The aim of the two systems (at the production stage and fiscal) is to fundamentally alter the relations of production in favor of labor and to limit the accumulation of private wealth. The latter will not only change levels of inequality that currently exist but would structurally constrain  the ability of the rich to control the political process and to transmit their wealth across generations. It would thus significantly change inter-generational mobility. But even more importantly, perhaps, it would change the intra-enterprise hierarchical relations between owners and workers.

(Piketty’s idea have been criticized---see here—for being un-Marxist in the sense that they do not go beyond the logic of capital or social-democracy, do not dispense with all power relations derived from ownership, and that his concept of social change is idealistic, as opposed to materialistic.)

A third way to envisage the change in the modern capitalism is somewhat different and I briefly mention it at the end of “Capitalism, Alone”. It is materialistic and grounded In the “objective” relationship between the two factors of production (labor and capital), or more exactly in their relative scarcities. It is based on a standard Marx-Weber tripartite definition of capitalism (used in the book): (a) production is carried using privately-owned means of production, (b)  labor is legally free but hired (that is, the entrepreneurial function is exercised by owners), and (c) coordination of economic decision-making is decentralized. Now, as I argue in “Capitalism, Alone”, the current apotheosis of capitalism is largely due to the weakening power of labor, brought about by the doubling of the global labor force that works under capitalist conditions following the transition to capitalism of the Soviet-bloc countries, China, Vietnam and India.
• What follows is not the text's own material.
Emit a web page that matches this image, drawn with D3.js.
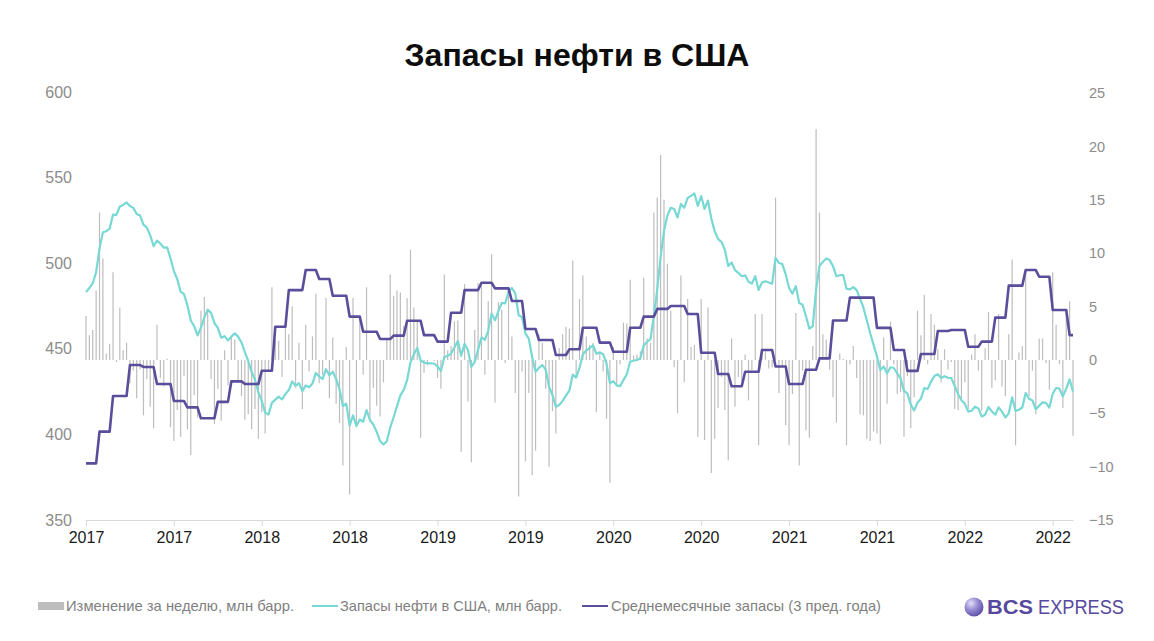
<!DOCTYPE html>
<html><head><meta charset="utf-8">
<script src="https://cdn.jsdelivr.net/npm/d3@7"></script>
<style>
html,body{margin:0;padding:0;background:#fff;}
svg{display:block;font-family:"Liberation Sans",Arial,sans-serif;}
</style></head><body>
<svg id="chart" width="1154" height="641"></svg>
<script>
// ---- DATA ----
const firstWeek = "2017-01-06"; // weekly points, every 7 days
const tickLabels = ["2017","2017","2018","2018","2019","2019","2020","2020","2021","2021","2022","2022"];
const leftTicks = [350,400,450,500,550,600];
const rightTicks = [-15,-10,-5,0,5,10,15,20,25];

// US crude stocks, mln bbl (weekly)
const stocks2017 = [483.1,485.5,488.3,494.8,508.6,518.1,518.7,520.2,528.4,528.2,533.1,534.0,535.5,533.4,532.3,528.7,527.8,522.5,520.8,516.3,509.9,513.2,511.5,509.1,509.2,502.9,495.4,490.6,483.4,481.9,475.4,466.5,463.2,457.8,462.4,468.2,472.8,471.0,465.0,462.2,456.5,457.4,454.9,457.1,459.0,457.1,453.7,448.1,442.9,436.5,431.9,424.5];
const stocks2018 = [419.5,412.7,411.6,418.4,420.3,422.1,420.5,423.5,425.9,430.9,428.3,429.9,425.3,428.6,427.6,429.7,435.9,433.8,432.4,438.1,434.5,436.6,432.4,426.5,416.6,417.9,405.2,411.1,404.9,408.7,407.4,414.2,408.4,405.8,401.5,396.2,394.1,396.0,404.0,410.0,416.4,422.8,426.0,431.8,442.1,446.9,450.5,443.2,442.0,441.5,441.5,441.4];
const stocks2019 = [439.7,437.0,445.0,445.9,447.2,450.8,454.5,445.9,452.9,449.1,439.5,442.3,449.5,456.6,455.2,460.6,470.6,466.6,472.0,476.8,476.5,483.3,485.5,482.4,469.6,468.5,459.0,455.9,445.1,436.6,438.9,440.5,437.8,427.8,423.0,416.1,417.2,419.6,422.7,425.6,434.9,433.2,438.9,446.8,449.0,450.4,452.0,447.1,447.9,446.8,441.3,429.8];
const stocks2020 = [431.1,428.6,428.2,431.7,435.1,442.6,443.0,443.5,444.3,452.0,454.0,455.6,469.4,484.6,503.8,518.8,527.8,532.4,531.7,526.7,534.6,532.4,538.1,539.3,540.7,533.5,539.2,531.7,536.6,526.0,518.6,514.1,512.5,507.8,498.4,500.4,496.0,494.4,492.4,492.9,489.1,488.1,492.4,484.4,488.7,489.5,488.7,488.0,503.2,500.1,499.5,493.5];
const stocks2021 = [485.5,482.2,486.6,476.7,475.7,469.0,461.8,463.1,484.6,498.4,500.8,502.7,501.8,498.3,492.4,493.0,493.1,485.1,484.7,486.0,484.3,479.3,474.0,466.7,459.1,452.3,445.5,437.6,439.7,435.6,439.2,438.8,435.6,432.6,425.4,423.9,417.4,414.0,418.5,420.9,427.0,426.5,430.8,434.1,435.1,433.0,434.0,433.1,432.9,428.3,423.6,420.0,417.9];
const stocks2022 = [413.3,413.8,416.2,415.2,410.4,411.5,416.0,413.4,411.5,415.8,413.3,409.9,412.3,421.7,413.7,414.4,415.7,424.2,420.8,419.8,414.7,416.7,418.7,418.4,415.6,423.8,427.1,426.7,422.2,426.7,432.2,425.1];

// Weekly change, mln bbl
const change2017 = [4.1,2.3,2.8,6.5,13.8,9.5,0.6,1.5,8.2,-0.2,4.9,0.9,1.6,-2.2,-1.0,-3.6,-0.9,-5.2,-1.8,-4.4,-6.4,3.3,-1.7,-2.5,0.1,-6.3,-7.6,-4.7,-7.2,-1.5,-6.5,-8.9,-3.3,-5.4,4.6,5.9,4.6,-1.8,-6.0,-2.7,-5.7,0.9,-2.4,2.2,1.9,-1.9,-3.4,-5.6,-5.1,-6.5,-4.6,-7.4];
const change2018 = [-4.9,-6.9,-1.1,6.8,1.9,1.8,-1.6,3.0,2.4,5.0,-2.6,1.6,-4.6,3.3,-1.1,2.2,6.2,-2.2,-1.4,5.8,-3.6,2.1,-4.1,-5.9,-9.9,1.2,-12.6,5.8,-6.1,3.8,-1.4,6.8,-5.8,-2.6,-4.3,-5.3,-2.1,1.9,8.0,6.0,6.5,6.3,3.2,5.8,10.3,4.9,3.6,-7.3,-1.2,-0.5,0.0,-0.1];
const change2019 = [-1.7,-2.7,8.0,0.9,1.3,3.6,3.7,-8.6,7.1,-3.9,-9.6,2.8,7.2,7.0,-1.4,5.5,9.9,-4.0,5.4,4.7,-0.3,6.8,2.2,-3.1,-12.8,-1.1,-9.5,-3.1,-10.8,-8.5,2.4,1.6,-2.7,-10.0,-4.8,-6.9,1.1,2.4,3.1,2.9,9.3,-1.7,5.7,7.9,2.2,1.4,1.6,-4.9,0.8,-1.1,-5.5,-11.5];
const change2020 = [1.2,-2.5,-0.4,3.5,3.4,7.5,0.4,0.5,0.8,7.7,2.0,1.6,13.8,15.2,19.2,15.0,9.0,4.6,-0.7,-5.0,7.9,-2.1,5.7,1.2,1.4,-7.2,5.7,-7.5,4.9,-10.6,-7.4,-4.5,-1.6,-4.7,-9.4,2.0,-4.4,-1.6,-2.0,0.5,-3.8,-1.0,4.3,-8.0,4.3,0.8,-0.8,-0.7,15.2,-3.1,-0.6,-6.1];
const change2021 = [-8.0,-3.2,4.4,-9.9,-1.0,-6.6,-7.3,1.3,21.6,13.8,2.4,1.9,-0.9,-3.5,-5.9,0.6,0.1,-8.0,-0.4,1.3,-1.7,-5.1,-5.2,-7.4,-7.6,-6.7,-6.9,-7.9,2.1,-4.1,3.6,-0.4,-3.2,-3.0,-7.2,-1.5,-6.4,-3.5,4.6,2.3,6.1,-0.4,4.3,3.3,1.0,-2.1,1.0,-0.9,-0.2,-4.6,-4.7,-3.6,-2.1];
const change2022 = [-4.6,0.5,2.4,-1.0,-4.8,1.1,4.5,-2.6,-1.9,4.3,-2.5,-3.4,2.4,9.4,-8.0,0.7,1.3,8.5,-3.4,-1.0,-5.1,2.0,2.0,-0.3,-2.8,8.2,3.3,-0.4,-4.5,4.5,5.5,-7.1];

// Monthly average stocks (3 previous years), Jan 2017 .. Aug 2022
const avg2017 = [383.1,401.6,422.4,440.5,439.4,429.4,419.5,415.8,409.4,419.0,431.0,429.4];
const avg2018 = [437.2,462.9,484.3,496.0,490.8,481.0,468.8,460.0,455.7,457.7,466.4,458.0];
const avg2019 = [454.2,471.1,484.3,488.6,485.3,477.9,461.6,455.1,446.4,449.7,462.3,453.6];
const avg2020 = [448.3,462.3,468.8,473.3,475.0,470.3,447.7,435.3,428.1,436.6,449.3,439.7];
const avg2021 = [429.4,437.8,444.4,466.5,479.9,479.9,462.2,449.3,437.1,447.0,460.4,461.0];
const avg2022 = [451.2,454.2,468.2,486.9,496.0,492.1,472.7,458.0];

const seriesNames = ["Изменение за неделю, млн барр.","Запасы нефти в США, млн барр.","Среднемесячные запасы (3 пред. года)"];
const colors = {bar:"#bdbdbd", stock:"#78d8d4", avg:"#5a4e9c"};

// ---- BUILD ----
const stocks = [].concat(stocks2017,stocks2018,stocks2019,stocks2020,stocks2021,stocks2022);
const changes = [].concat(change2017,change2018,change2019,change2020,change2021,change2022);
const avgMonthly = [].concat(avg2017,avg2018,avg2019,avg2020,avg2021,avg2022);
const n = stocks.length;
const t0 = new Date(firstWeek + "T00:00:00Z").getTime();
const weekDates = d3.range(n).map(i => new Date(t0 + i*7*864e5));
const avgWeekly = weekDates.map(d => avgMonthly[(d.getUTCFullYear()-2017)*12 + d.getUTCMonth()]);

const svg = d3.select("#chart");
const x = d3.scaleLinear().domain([0, n-1]).range([86, 1073]);
const yL = d3.scaleLinear().domain([350,600]).range([520,92]);
const yR = d3.scaleLinear().domain([-15,25]).range([520,93]);

// title
svg.append("text").attr("x",577).attr("y",66).attr("text-anchor","middle")
  .attr("font-size",32).attr("font-weight","bold").attr("fill","#0d0d0d")
  .text("Запасы нефти в США");

// bars
svg.append("g").selectAll("line").data(changes).join("line")
  .attr("x1",(d,i)=>x(i)).attr("x2",(d,i)=>x(i))
  .attr("y1",yR(0)).attr("y2",d=>yR(d))
  .attr("stroke",colors.bar).attr("stroke-width",1.2);

// x axis
const xAxis = svg.append("g").attr("transform","translate(0,520)")
  .call(d3.axisBottom(x).tickValues(d3.range(0,n,26)).tickFormat((d,i)=>tickLabels[i]).tickSizeInner(6).tickSizeOuter(0).tickPadding(6));
xAxis.select(".domain").attr("stroke","#d9d9d9");
xAxis.selectAll(".tick line").attr("stroke","#d9d9d9");
xAxis.selectAll("text").attr("font-size",16).attr("fill","#1a1a1a").attr("font-family","Liberation Sans, Arial, sans-serif");

// left axis
const lAxis = svg.append("g").attr("transform","translate(86,0)")
  .call(d3.axisLeft(yL).tickValues(leftTicks).tickSize(0).tickPadding(14));
lAxis.select(".domain").remove();
lAxis.selectAll("text").attr("font-size",16).attr("fill","#8c8c8c").attr("font-family","Liberation Sans, Arial, sans-serif");

// right axis
const rAxis = svg.append("g").attr("transform","translate(1073,0)")
  .call(d3.axisRight(yR).tickValues(rightTicks).tickSize(0).tickPadding(16));
rAxis.select(".domain").remove();
rAxis.selectAll("text").attr("font-size",14.5).attr("fill","#8c8c8c").attr("font-family","Liberation Sans, Arial, sans-serif");

// stock line
svg.append("path").datum(stocks)
  .attr("d", d3.line().x((d,i)=>x(i)).y(d=>yL(d)))
  .attr("fill","none").attr("stroke",colors.stock).attr("stroke-width",2.2).attr("stroke-linejoin","round");

// average line
svg.append("path").datum(avgWeekly)
  .attr("d", d3.line().x((d,i)=>x(i)).y(d=>yL(d)))
  .attr("fill","none").attr("stroke",colors.avg).attr("stroke-width",2.6).attr("stroke-linejoin","round");

// legend
const lg = svg.append("g").attr("font-size",15).attr("fill","#7f7f7f");
lg.append("rect").attr("x",38).attr("y",602).attr("width",26).attr("height",8).attr("fill",colors.bar);
lg.append("text").attr("x",66).attr("y",611).attr("textLength",228).attr("lengthAdjust","spacingAndGlyphs").text(seriesNames[0]);
lg.append("line").attr("x1",312).attr("x2",338).attr("y1",606).attr("y2",606).attr("stroke",colors.stock).attr("stroke-width",2);
lg.append("text").attr("x",340).attr("y",611).attr("textLength",222).attr("lengthAdjust","spacingAndGlyphs").text(seriesNames[1]);
lg.append("line").attr("x1",582).attr("x2",608).attr("y1",606).attr("y2",606).attr("stroke",colors.avg).attr("stroke-width",2);
lg.append("text").attr("x",611).attr("y",611).attr("textLength",270).attr("lengthAdjust","spacingAndGlyphs").text(seriesNames[2]);

// logo
const defs = svg.append("defs");
const rg = defs.append("radialGradient").attr("id","lg1").attr("cx","35%").attr("cy","30%").attr("r","75%");
rg.append("stop").attr("offset","0%").attr("stop-color","#e6e2f7");
rg.append("stop").attr("offset","45%").attr("stop-color","#9b8fd6");
rg.append("stop").attr("offset","100%").attr("stop-color","#5a4aa6");
svg.append("circle").attr("cx",974).attr("cy",607).attr("r",9.5).attr("fill","url(#lg1)");
svg.append("text").attr("x",987).attr("y",614).attr("font-size",20).attr("font-weight","bold").attr("fill","#574a9e")
  .attr("textLength",46).attr("lengthAdjust","spacingAndGlyphs").text("BCS");
svg.append("text").attr("x",1038).attr("y",614).attr("font-size",20).attr("fill","#574a9e")
  .attr("textLength",86).attr("lengthAdjust","spacingAndGlyphs").text("EXPRESS");
</script>
</body></html>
Furthermore, the digital capitalism of today has enabled commercialization (“commodification”) of many activities that have never been commercialized before and has thus made further inroads into our private life. The dominion of capitalism has become extended both geographically (to encompass the entire globe) and “internally” to move to our individual private sphere.

But if the underlying relations of relative scarcities between labor and capital change in this century or the next, if the world population reaches its peak and remains there (as all projections indicate) and if the capital stock keeps on increasing, we might face an entirely different situation between capital and labor—very much the reverse of the one the world is facing since 1990. The relative abundance of capital may allow individuals to become entrepreneurs by simply borrowing capital and not letting the suppliers of funds have a decisive role in management. This is what we currently observe in the start-up world. It might seem not important, but it is: the agency which is now almost exclusively vested in capitalists would be transferred to “workers”. The component (b) of the standard Marx-Weber definition of capitalism –the existence of wage labor—would disappear. The system would still maintain the private ownership of the means of production and decentralized coordination: it would  be a market economy, but it would not be a capitalist market economy.

This “transcending” would be different from the other two. Unlike Roemer, it would not rely on the change in our ethos, and unlike Piketty, it would not depend on constructivist change in the rules but would arise “organically” from the changed relationship between the two factors of production. Being “organic” would make it stronger and more durable.